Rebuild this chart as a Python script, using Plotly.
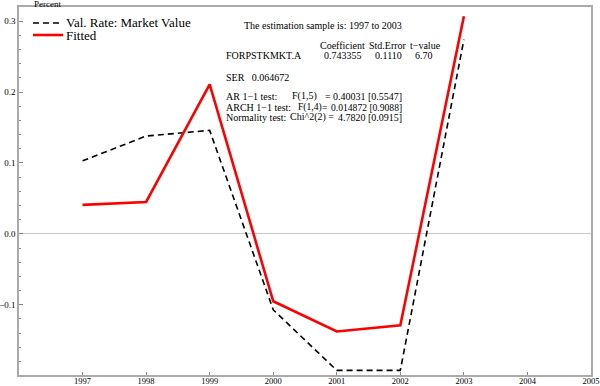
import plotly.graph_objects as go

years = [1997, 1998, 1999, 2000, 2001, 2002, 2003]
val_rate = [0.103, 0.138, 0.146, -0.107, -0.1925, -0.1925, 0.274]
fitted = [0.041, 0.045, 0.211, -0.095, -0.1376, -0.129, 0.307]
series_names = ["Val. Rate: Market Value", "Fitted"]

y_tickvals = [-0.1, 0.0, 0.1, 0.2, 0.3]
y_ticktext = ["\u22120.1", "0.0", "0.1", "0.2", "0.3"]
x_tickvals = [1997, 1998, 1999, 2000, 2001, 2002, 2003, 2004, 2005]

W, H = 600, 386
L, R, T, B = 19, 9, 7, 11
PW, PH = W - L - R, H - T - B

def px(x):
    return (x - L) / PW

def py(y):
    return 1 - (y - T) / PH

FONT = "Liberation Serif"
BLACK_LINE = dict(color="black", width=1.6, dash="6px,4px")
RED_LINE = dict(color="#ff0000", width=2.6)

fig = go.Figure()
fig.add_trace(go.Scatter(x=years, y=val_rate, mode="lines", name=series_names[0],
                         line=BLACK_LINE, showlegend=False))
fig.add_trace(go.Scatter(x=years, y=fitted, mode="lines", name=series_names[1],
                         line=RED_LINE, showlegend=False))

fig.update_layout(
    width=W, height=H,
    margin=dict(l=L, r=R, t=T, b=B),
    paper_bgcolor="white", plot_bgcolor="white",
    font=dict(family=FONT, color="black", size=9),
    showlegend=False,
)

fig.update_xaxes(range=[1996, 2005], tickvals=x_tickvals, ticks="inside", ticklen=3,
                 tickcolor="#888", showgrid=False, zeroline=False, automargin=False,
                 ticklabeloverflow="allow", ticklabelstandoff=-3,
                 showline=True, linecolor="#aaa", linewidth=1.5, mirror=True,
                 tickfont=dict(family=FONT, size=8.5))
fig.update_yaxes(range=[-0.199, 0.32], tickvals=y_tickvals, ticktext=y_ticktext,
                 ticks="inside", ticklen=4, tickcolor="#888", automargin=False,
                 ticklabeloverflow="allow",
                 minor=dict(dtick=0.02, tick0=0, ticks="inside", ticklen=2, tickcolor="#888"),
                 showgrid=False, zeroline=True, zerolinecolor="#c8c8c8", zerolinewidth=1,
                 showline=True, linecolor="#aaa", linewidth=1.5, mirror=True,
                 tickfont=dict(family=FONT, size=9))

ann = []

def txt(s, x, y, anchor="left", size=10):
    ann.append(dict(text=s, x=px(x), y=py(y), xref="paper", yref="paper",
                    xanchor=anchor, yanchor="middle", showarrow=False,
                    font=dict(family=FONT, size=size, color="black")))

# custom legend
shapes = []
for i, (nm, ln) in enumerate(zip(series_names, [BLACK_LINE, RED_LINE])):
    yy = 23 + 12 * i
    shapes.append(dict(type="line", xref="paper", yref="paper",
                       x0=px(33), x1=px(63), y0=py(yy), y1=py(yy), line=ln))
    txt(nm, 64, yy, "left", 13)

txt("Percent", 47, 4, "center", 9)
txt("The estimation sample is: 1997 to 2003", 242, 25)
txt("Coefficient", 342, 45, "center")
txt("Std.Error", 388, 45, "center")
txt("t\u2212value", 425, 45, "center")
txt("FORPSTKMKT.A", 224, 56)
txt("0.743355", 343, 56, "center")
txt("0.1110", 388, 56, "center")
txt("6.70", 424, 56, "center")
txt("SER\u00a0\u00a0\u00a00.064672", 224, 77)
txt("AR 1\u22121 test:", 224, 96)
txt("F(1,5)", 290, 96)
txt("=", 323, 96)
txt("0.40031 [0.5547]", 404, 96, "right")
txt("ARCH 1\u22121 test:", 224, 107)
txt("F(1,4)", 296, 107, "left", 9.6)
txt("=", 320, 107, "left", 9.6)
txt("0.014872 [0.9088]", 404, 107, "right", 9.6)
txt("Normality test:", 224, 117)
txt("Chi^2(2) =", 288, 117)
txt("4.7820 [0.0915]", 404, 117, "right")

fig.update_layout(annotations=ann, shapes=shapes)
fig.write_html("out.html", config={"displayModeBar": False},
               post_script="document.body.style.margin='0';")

= = = = =

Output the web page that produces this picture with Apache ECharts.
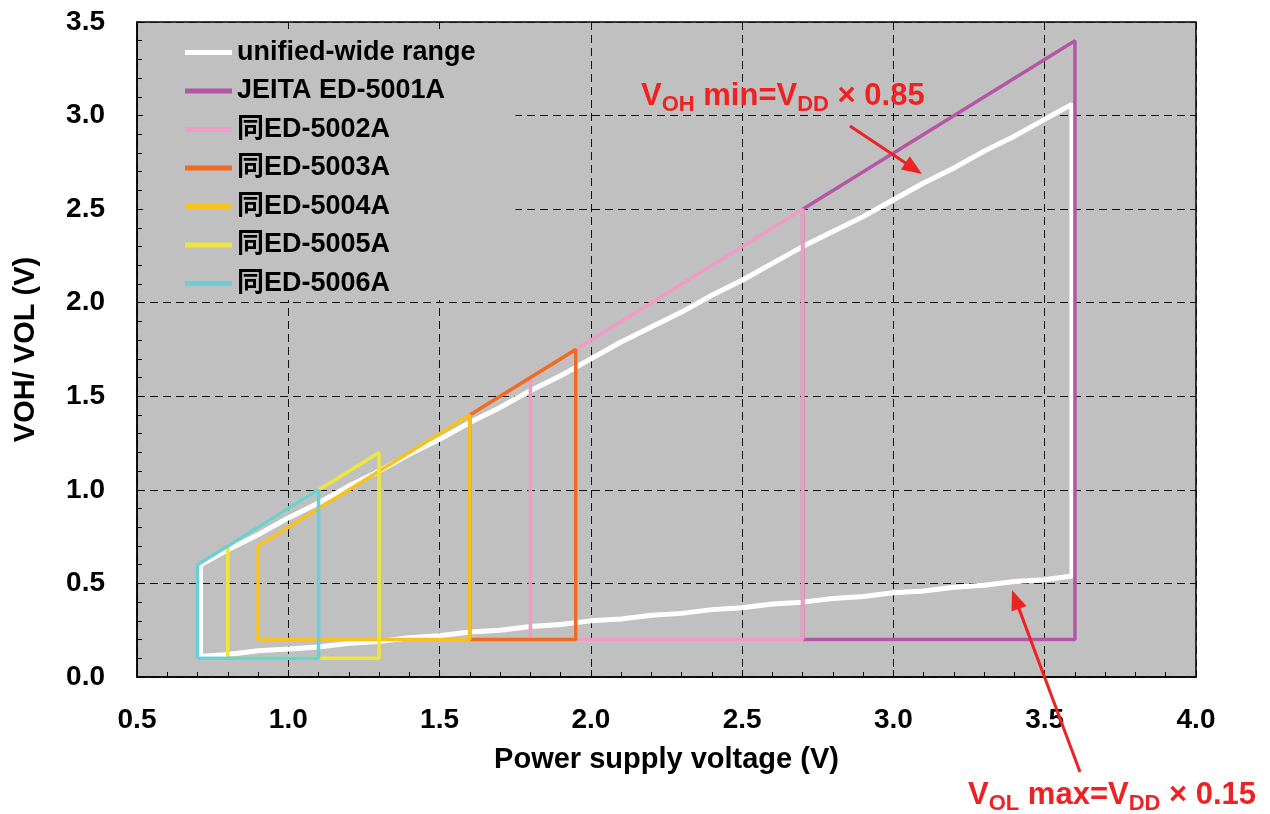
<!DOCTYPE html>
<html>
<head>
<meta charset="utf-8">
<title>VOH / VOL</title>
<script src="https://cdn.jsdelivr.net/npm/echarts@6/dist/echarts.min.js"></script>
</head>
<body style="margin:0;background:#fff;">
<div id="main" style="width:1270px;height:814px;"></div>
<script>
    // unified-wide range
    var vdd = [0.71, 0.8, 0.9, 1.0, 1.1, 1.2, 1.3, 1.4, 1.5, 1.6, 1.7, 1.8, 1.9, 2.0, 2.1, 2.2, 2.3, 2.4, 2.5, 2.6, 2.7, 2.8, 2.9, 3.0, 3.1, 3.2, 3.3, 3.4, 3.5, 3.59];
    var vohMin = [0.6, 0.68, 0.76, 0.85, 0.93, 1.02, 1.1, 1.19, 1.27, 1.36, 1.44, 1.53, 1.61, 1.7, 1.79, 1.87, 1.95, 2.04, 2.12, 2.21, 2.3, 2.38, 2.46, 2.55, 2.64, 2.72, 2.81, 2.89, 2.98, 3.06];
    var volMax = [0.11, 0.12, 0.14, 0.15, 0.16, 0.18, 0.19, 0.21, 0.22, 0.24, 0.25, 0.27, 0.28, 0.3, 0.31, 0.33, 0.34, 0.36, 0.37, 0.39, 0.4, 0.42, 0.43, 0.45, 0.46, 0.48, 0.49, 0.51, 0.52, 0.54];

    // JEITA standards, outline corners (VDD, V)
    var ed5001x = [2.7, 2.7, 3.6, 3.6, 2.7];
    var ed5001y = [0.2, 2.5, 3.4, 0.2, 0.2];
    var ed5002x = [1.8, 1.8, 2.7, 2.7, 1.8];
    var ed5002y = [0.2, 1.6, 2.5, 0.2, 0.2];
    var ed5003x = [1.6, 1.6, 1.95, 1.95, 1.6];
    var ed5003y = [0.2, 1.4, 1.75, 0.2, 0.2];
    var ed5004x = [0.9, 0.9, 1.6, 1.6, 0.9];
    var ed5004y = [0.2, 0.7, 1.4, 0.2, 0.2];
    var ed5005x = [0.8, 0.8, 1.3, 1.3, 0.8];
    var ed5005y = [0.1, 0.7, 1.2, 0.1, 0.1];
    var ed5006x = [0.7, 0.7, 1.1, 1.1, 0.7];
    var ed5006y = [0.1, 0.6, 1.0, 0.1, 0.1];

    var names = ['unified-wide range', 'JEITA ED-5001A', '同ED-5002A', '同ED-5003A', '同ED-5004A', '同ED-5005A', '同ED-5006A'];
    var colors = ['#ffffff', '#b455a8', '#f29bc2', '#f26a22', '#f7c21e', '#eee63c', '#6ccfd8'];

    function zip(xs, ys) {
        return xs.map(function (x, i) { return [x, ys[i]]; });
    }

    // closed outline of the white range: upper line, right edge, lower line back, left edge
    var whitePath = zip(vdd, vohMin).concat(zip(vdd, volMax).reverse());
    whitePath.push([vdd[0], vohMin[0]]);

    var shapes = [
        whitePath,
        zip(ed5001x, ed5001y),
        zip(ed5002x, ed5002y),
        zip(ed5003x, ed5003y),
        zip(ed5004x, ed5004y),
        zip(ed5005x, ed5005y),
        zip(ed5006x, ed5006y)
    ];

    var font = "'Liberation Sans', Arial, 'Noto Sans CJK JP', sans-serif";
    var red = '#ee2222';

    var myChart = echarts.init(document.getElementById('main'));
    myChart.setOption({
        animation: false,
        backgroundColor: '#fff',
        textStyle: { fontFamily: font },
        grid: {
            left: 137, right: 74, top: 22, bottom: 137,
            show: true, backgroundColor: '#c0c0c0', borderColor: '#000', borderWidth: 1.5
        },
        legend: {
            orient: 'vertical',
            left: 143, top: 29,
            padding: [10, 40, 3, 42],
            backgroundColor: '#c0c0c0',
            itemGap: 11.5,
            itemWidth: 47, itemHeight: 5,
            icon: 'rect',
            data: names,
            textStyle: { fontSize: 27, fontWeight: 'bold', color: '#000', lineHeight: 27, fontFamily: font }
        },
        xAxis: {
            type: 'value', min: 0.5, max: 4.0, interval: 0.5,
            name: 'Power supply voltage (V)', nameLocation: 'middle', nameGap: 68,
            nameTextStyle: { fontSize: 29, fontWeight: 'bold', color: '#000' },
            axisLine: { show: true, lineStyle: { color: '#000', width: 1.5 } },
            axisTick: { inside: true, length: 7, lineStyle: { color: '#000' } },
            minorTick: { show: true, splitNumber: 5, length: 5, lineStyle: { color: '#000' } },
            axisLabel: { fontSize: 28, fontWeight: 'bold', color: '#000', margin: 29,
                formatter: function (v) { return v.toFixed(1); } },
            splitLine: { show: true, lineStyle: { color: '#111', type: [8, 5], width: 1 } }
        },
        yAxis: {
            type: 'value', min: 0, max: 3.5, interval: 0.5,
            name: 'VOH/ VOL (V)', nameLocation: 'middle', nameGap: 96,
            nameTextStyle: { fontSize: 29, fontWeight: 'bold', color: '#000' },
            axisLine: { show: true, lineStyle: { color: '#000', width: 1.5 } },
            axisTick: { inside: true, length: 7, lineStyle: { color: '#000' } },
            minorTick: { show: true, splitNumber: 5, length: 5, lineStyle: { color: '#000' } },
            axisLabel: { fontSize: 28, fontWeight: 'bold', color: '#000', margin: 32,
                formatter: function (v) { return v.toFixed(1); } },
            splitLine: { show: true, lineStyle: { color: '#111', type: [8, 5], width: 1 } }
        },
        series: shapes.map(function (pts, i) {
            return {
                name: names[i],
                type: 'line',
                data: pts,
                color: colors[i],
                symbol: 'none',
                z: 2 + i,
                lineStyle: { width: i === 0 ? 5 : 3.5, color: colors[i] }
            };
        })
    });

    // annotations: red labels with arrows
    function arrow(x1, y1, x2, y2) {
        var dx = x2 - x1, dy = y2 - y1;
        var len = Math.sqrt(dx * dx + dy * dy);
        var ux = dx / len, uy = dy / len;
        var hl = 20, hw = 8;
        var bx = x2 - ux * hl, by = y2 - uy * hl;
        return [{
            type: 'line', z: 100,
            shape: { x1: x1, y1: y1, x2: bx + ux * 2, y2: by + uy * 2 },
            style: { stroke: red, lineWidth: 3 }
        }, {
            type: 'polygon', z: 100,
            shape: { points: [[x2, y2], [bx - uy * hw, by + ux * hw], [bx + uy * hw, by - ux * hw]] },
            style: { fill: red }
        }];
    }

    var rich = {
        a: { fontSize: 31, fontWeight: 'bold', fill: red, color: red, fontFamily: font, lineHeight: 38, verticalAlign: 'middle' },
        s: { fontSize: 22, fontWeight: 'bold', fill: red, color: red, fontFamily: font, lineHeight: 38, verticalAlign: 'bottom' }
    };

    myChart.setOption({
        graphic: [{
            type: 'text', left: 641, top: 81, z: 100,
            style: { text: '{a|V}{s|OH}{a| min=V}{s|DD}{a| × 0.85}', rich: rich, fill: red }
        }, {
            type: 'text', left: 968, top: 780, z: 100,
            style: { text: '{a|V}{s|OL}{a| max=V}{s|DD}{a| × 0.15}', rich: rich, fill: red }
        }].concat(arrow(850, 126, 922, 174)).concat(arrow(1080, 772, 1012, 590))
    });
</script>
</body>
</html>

= = = = =

# GIVEN PROBLEM
Extract the stretch of lines that begins at the line with "Rebuild this chart" and ends at the line with "2003, 2004, 2005]", inclusive. Omit every picture.

# RESPONSE BELOW
Rebuild this chart as a Python script, using Plotly.
import plotly.graph_objects as go

years = [1997, 1998, 1999, 2000, 2001, 2002, 2003]
val_rate = [0.103, 0.138, 0.146, -0.107, -0.1925, -0.1925, 0.274]
fitted = [0.041, 0.045, 0.211, -0.095, -0.1376, -0.129, 0.307]
series_names = ["Val. Rate: Market Value", "Fitted"]

y_tickvals = [-0.1, 0.0, 0.1, 0.2, 0.3]
y_ticktext = ["\u22120.1", "0.0", "0.1", "0.2", "0.3"]
x_tickvals = [1997, 1998, 1999, 2000, 2001, 2002, 2003, 2004, 2005]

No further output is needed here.